Even when it comes to things like a personal bank account, always have another
live account with some other bank that's not within the same banking group!
Debit get lost, accounts get phished, egregious meltdowns happen[0], or some
retailer swipes your card so many times to get an auth on a laptop you're
buying that you end up with no available funds!

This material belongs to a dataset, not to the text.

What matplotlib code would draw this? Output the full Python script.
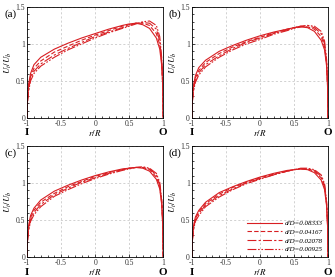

[0] [http://www.theguardian.com/money/2012/jun/29/natwest-
fiasco-...](http://www.theguardian.com/money/2012/jun/29/natwest-fiasco-what-
happens-now)

------
contingencies
I quit Commonwealth for other reasons years back. Australian banks are in
general pretty terrible, with high fees. They also refuse to adopt the IBAN as
they don't want the ultra sophisticated service of cross-border financial
transfers to become commodified (thus, impossible to leverage unrealistic fees
and delays against). They also refuse to answer queries along this line
(source: high value payments clearing committee, 1+ years of email queries
with some responses, but no answer)

------
pan69
Just wait until you find yourself having no longer access to your statements.
NAB can't even run a simple query that looks further back in time than 3
months. Oh, you can get a printed statement for which you will have to pay.

NAB is a freaking disaster and I strongly recommend anyone to stay from these
bozos.

------
beedogs
Wonder at whose behest they did this.